A typical Kung tribe includes about 50 adults, all united by a shared history, lifestyle, and purpose. (When a tribe becomes too large for the members to adequately care and provide for each other, they will multiply into two or more tribes, and spread out across different desert regions.) There is little formal authority in each tribe, and because life is so communal, any member that tries to gain increased power or form alliances will be swiftly disciplined within the camp—or, rarely, removed from the tribe altogether.
They know who they are, what is expected of them, and why it’s important to preserve their history and way-of-life.
Our modern society struggles to understand the primitive ways of the Kung, but most of us see something appealing there. Indeed, many of our assumptions of happiness, well-being, and success are tested and found deficient in comparison to this tribal lifestyle.
We assume: Modern society, with its technological advances and conveniences, will offer increased leisure time. However: Our culture works long hours, and our leisure time is largely limited by time spent commuting to work, picking up kids, and grocery shopping.*
We assume: Modern society will offer us far more control over our lives. However: Our work often produces a desperate cycle of earning, obligation, debt, and more earning. Everyone has a boss, or two, or twelve. The Kung have far fewer belongings but far more control of their time, relationships, and work.
We assume: Modern society will remove barriers to our happiness and well-being. However: As Junger explains in Tribe, self-determination theory suggests that we need three basic things to be content: We need to (1) feel authentic in our lives, (2) feel connected to others, and (3) feel competent in our life’s work. These “intrinsic” values consistently correlate to increased happiness, whereas “extrinsic” values like beauty, money, and status rarely correlate to sustained happiness. Statistics on happiness and income level have shown that well-being increases as our basic needs (food, shelter, work) are met, but beyond that (about $40,000 for an individual or $70,000 for a family in the U.S.), happiness decreases.
Living in community makes us healthier, happier people.**
In the pursuit of the autonomous, individual self, modern society has often traded relationship, family, stability, and work-as-serving-the-common-good for accomplishment, accumulation, debt, mobility, and work-as-a-status-symbol.
We don’t all have to move to Namibia at once.
But, as believers, we are first and foremost citizens of the eternal Kingdom of Christ, and we can look critically on all human institutions, expecting to find some common grace and some utter brokenness.
The Lights Are Still On
Meanwhile, the American church can often look like a wasteland. I am wearied by FoxNewsChristianity, the latest megachurch scandal, and the evangelical twitter wars.
But I found a great reminder this week in an unlikely place.
I’ve been reading philosopher James KA Smith’s book on how Saint Augustine still speaks to us today, and he suggests we take another look at Christianity.

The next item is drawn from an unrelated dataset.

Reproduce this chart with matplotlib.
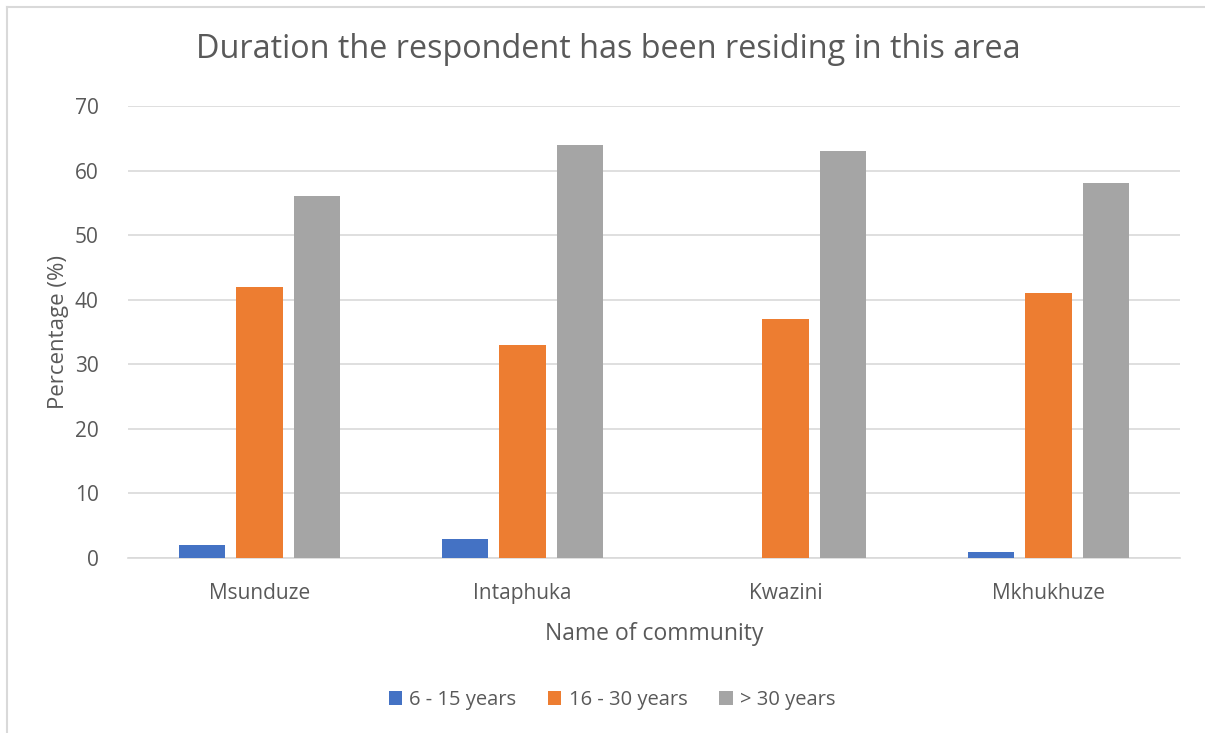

“I encourage a second look [at the church]. Let your eyes skate past the megachurch industrial complex and take note of the almost invisible church in your neighborhood that you’ve driven past a thousand times without noticing. Check on it some Tuesday night, and see if there aren’t lights on in the basement. Maybe the food pantry is open. Or the congregation is offering a financial or marriage class. It might just be the choir practicing.”
Like the Kung people, our little communities remind us who we are, why we do what we what we do, and why it still matters.
This is what GOOD SOIL is all about. Call us basic, old-fashioned, even outdated.
Whether your church is 5,000 or fifty, whether you’re a pastor or a teacher/nurse/lumberjack, whether you feel the wind is at your back and you’re gliding across the waters of life… or you’re pedaling uphill into a headwind:
Keep doing what Christians have been doing for 2,000 years. Keep planting the seeds, watering the soil, and pulling the weeds. Keep teaching, keep serving, keep singing.
Let the world speak of the decline of the church and the death of God many years ago. Let your eyes skate by loud, glamorous religiosity.
The lights are still on in the basement, and we’re doing just fine.